Ojalá las profesoras sigan preguntándoles a sus alumnos “¿qué es un falso positivo?”, “¿por qué es tan necesario que se sepa la verdad de lo que pasó en el conflicto armado?”.
Ojalá el informe final de la Comisión, con sus miles de páginas escuetas e incontestables sobre la guerra en los territorios, en las aguas, en las etnias, en los exilios, en los cuerpos, que aún no han sido leídas por sus críticos feroces, llegue a todos los salones como llegaba el periódico al nuestro. Ojalá las profesoras sigan preguntándoles a sus alumnos “¿qué es un falso positivo?”, “¿por qué es tan necesario que se sepa la verdad de lo que pasó en el conflicto armado?”. Ojalá sean escuchadas las lecturas en voz alta que está liderando la periodista María Camila Díaz: “Para ellos el río era el cementerio”, “hubo muchas niñas violadas”, “no existe venganza para nosotros”, “si un mamo es asesinado la Madre Tierra se encarga de defenderlo”, “el cuerpo humano se va, pero la palabra nunca va a desaparecer”, leímos este lunes.

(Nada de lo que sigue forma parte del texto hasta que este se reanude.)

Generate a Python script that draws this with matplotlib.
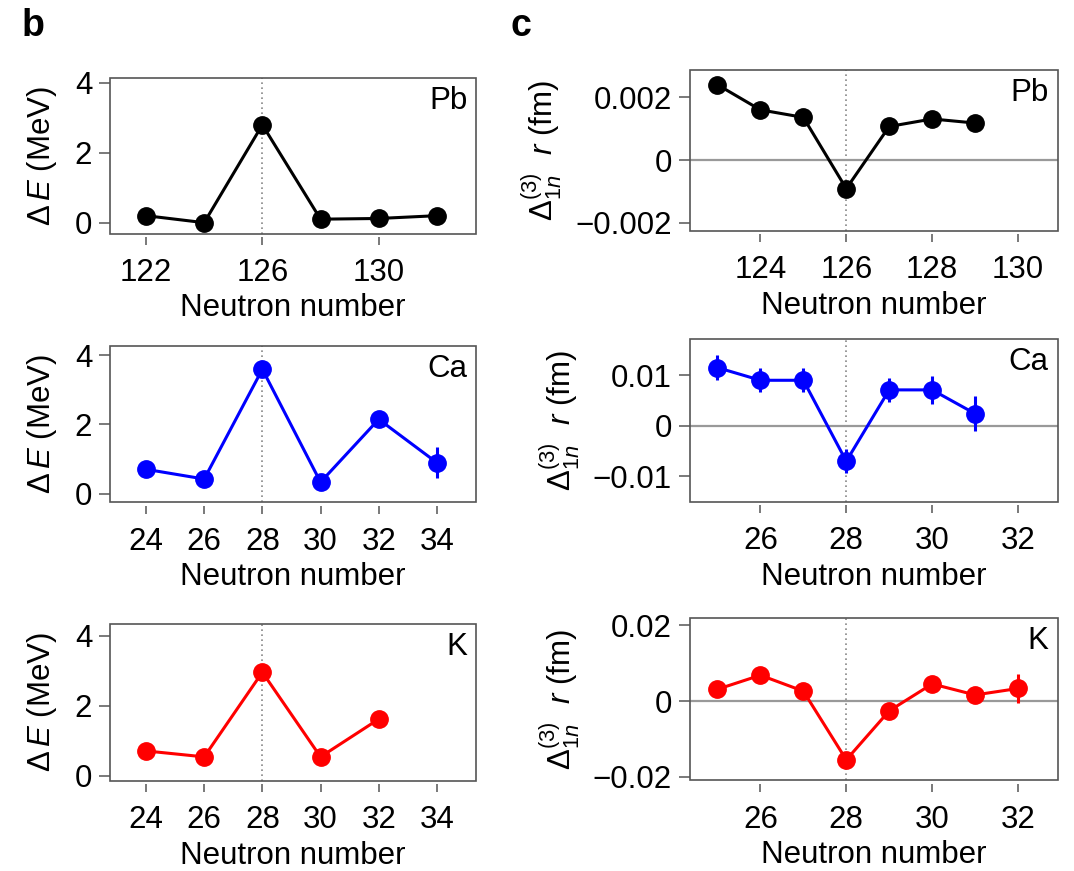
import matplotlib
matplotlib.use("Agg")
import matplotlib.pyplot as plt
from matplotlib.patches import Rectangle
import matplotlib.transforms as mtransforms

plt.rcParams['font.family'] = ['Liberation Sans', 'DejaVu Sans']
plt.rcParams['mathtext.fontset'] = 'custom'
plt.rcParams['mathtext.rm'] = 'Liberation Sans'
plt.rcParams['mathtext.it'] = 'Liberation Sans:italic'
plt.rcParams['mathtext.bf'] = 'Liberation Sans:bold'

# ---------------- data ----------------
# panel b : energy gap
pb_b_N = [122, 124, 126, 128, 130, 132]
pb_b_dE = [0.20, 0.00, 2.80, 0.10, 0.12, 0.20]
ca_b_N = [24, 26, 28, 30, 32, 34]
ca_b_dE = [0.71, 0.43, 3.59, 0.34, 2.15, 0.90]
ca_b_err = [0, 0, 0, 0, 0, 0.45]
k_b_N = [24, 26, 28, 30, 32]
k_b_dE = [0.71, 0.54, 2.96, 0.54, 1.62]

# panel c : three-point radius difference
pb_c_N = [123, 124, 125, 126, 127, 128, 129]
pb_c_r = [0.00240, 0.00160, 0.00136, -0.00091, 0.00107, 0.00131, 0.00118]
ca_c_N = [25, 26, 27, 28, 29, 30, 31]
ca_c_r = [0.0115, 0.0090, 0.0090, -0.0070, 0.0071, 0.0071, 0.0024]
ca_c_err = [0.0025, 0.0024, 0.0024, 0.0024, 0.0024, 0.0027, 0.0035]
k_c_N = [25, 26, 27, 28, 29, 30, 31, 32]
k_c_r = [0.0031, 0.0068, 0.0026, -0.0155, -0.0026, 0.0045, 0.0016, 0.0033]
k_c_err = [0, 0, 0, 0, 0, 0, 0, 0.0039]

elements = ['Pb', 'Ca', 'K']
colors = ['black', '#0000ff', '#ff0000']
magic = [126, 28, 28]

b_xticks = [[122, 126, 130], [24, 26, 28, 30, 32, 34], [24, 26, 28, 30, 32, 34]]
b_yticks = [0, 2, 4]
c_xticks = [[124, 126, 128, 130], [26, 28, 30, 32], [26, 28, 30, 32]]
c_yticks = [[-0.002, 0, 0.002], [-0.01, 0, 0.01], [-0.02, 0, 0.02]]
c_yticklabels = [['\u22120.002', '0', '0.002'], ['\u22120.01', '0', '0.01'],
                 ['\u22120.02', '0', '0.02']]

# ---------------- layout ----------------
W, H = 1074, 871
fig = plt.figure(figsize=(W / 100, H / 100), dpi=100)

def rect(l, r, t, b):
    return [l / W, 1 - b / H, (r - l) / W, (b - t) / H]

b_pos = [rect(110.2, 476.2, 78, 233.5), rect(110.2, 476.2, 346, 502.3),
         rect(110.2, 476.2, 624, 781)]
c_pos = [rect(690, 1057.5, 70, 231), rect(690, 1057.5, 339.3, 501.7),
         rect(690, 1057.5, 618.3, 780.3)]
b_xlim = [(120.77, 133.35), (22.77, 35.35), (22.77, 35.35)]
b_ylim = [(-0.31, 4.14), (-0.24, 4.26), (-0.15, 4.34)]
c_xlim = [(122.36, 130.92), (24.36, 32.92), (24.36, 32.92)]
c_ylim = [(-0.00226, 0.00287), (-0.0150, 0.0171), (-0.0209, 0.0218)]

FS = 22.5
frame_col = '#555555'

def style(ax):
    for s in ax.spines.values():
        s.set_visible(False)
    ax.spines['bottom'].set_position(('outward', 2.5))
    ax.add_patch(Rectangle((0, 0), 1, 1, transform=ax.transAxes, fill=False,
                           edgecolor=frame_col, lw=1.2, clip_on=False, zorder=5))
    ax.tick_params(axis='y', length=8, width=1.1, color=frame_col, pad=5,
                   labelsize=FS)
    ax.tick_params(axis='x', length=6, width=1.1, color=frame_col, pad=9,
                   labelsize=FS)
    ax.set_xlabel('Neutron number', fontsize=FS, labelpad=4)

def tag(ax, s):
    off = mtransforms.offset_copy(ax.transAxes, fig=fig, x=-9, y=-8, units='dots')
    ax.text(1, 1, s, transform=off, ha='right', va='top', fontsize=FS)

b_data = [(pb_b_N, pb_b_dE, None), (ca_b_N, ca_b_dE, ca_b_err), (k_b_N, k_b_dE, None)]
c_data = [(pb_c_N, pb_c_r, None), (ca_c_N, ca_c_r, ca_c_err), (k_c_N, k_c_r, k_c_err)]

for i in range(3):
    # panel b
    ax = fig.add_axes(b_pos[i])
    style(ax)
    x, y, e = b_data[i]
    ax.axvline(magic[i], color='#888888', ls=(0, (1, 2)), lw=1.2, zorder=1)
    ax.errorbar(x, y, yerr=e, color=colors[i], marker='o', ms=12.5, lw=2.2,
                elinewidth=2.2, capsize=0, zorder=3)
    ax.set_xlim(*b_xlim[i])
    ax.set_ylim(*b_ylim[i])
    ax.set_xticks(b_xticks[i])
    ax.set_yticks(b_yticks)
    ax.set_ylabel(r'$\Delta\,E$ (MeV)', fontsize=FS, labelpad=11)
    tag(ax, elements[i])

    # panel c
    ax = fig.add_axes(c_pos[i])
    style(ax)
    x, y, e = c_data[i]
    ax.axvline(magic[i], color='#888888', ls=(0, (1, 2)), lw=1.2, zorder=1)
    ax.axhline(0, color='#999999', lw=1.6, zorder=1)
    ax.errorbar(x, y, yerr=e, color=colors[i], marker='o', ms=12.5, lw=2.2,
                elinewidth=2.2, capsize=0, zorder=3)
    ax.set_xlim(*c_xlim[i])
    ax.set_ylim(*c_ylim[i])
    ax.set_xticks(c_xticks[i])
    ax.set_yticks(c_yticks[i])
    ax.set_yticklabels(c_yticklabels[i])
    ax.set_ylabel(r'$\Delta^{(3)}_{1n}\ \ r$ (fm)', fontsize=FS, labelpad=8)
    tag(ax, elements[i])

fig.text(22 / W, 1 - 36 / H, 'b', fontsize=27, fontweight='bold', ha='left',
         va='baseline')
fig.text(510 / W, 1 - 36 / H, 'c', fontsize=27, fontweight='bold', ha='left',
         va='baseline')

fig.savefig('out.png', dpi=100)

Ojalá escuchen a aquel militar confesándose ante la JEP: “Cuando yo iba a asesinar al soldado Montero se me fue una ráfaga, doctor”, reconoció tragándose las lágrimas, “y con el dolor del alma, porque la familia está aquí, lo dejé sin cabeza”.
El novelista británico H. G. Wells imaginó en 1899, en Cuando el dormido despierte, que la civilización llegaría al siglo XXII convertida en una carrera entre la educación y la catástrofe: “La verdad es la mejor de nuestras armas”, escribió. Cuando yo tenía 16 años, o sea la edad de tropezarse con los otros, nos dieron una clase de todos los viernes sobre la Constitución de 1991 como un pacto de paz: nadie objetó la nueva materia ni su razón de ser porque la guerra no estaba pasando “allá lejos”, sino acá, y era común ver a los padres buscando a sus hijos entre los escombros. Hoy, con los testimonios volando por las redes, todo nos pasa aquí en frente. Hay que estar durmiendo para negar el horror. Hay que tener mucho miedo –o haber sido hecho de nada– para preferir la catástrofe a la educación.
Que nadie tema más de aquí en adelante. Que cada día sea más claro lo fundamental que es para el futuro de todos, pensemos como pensemos, vengamos de donde vengamos, que se sigan sabiendo las verdades. Y que importen.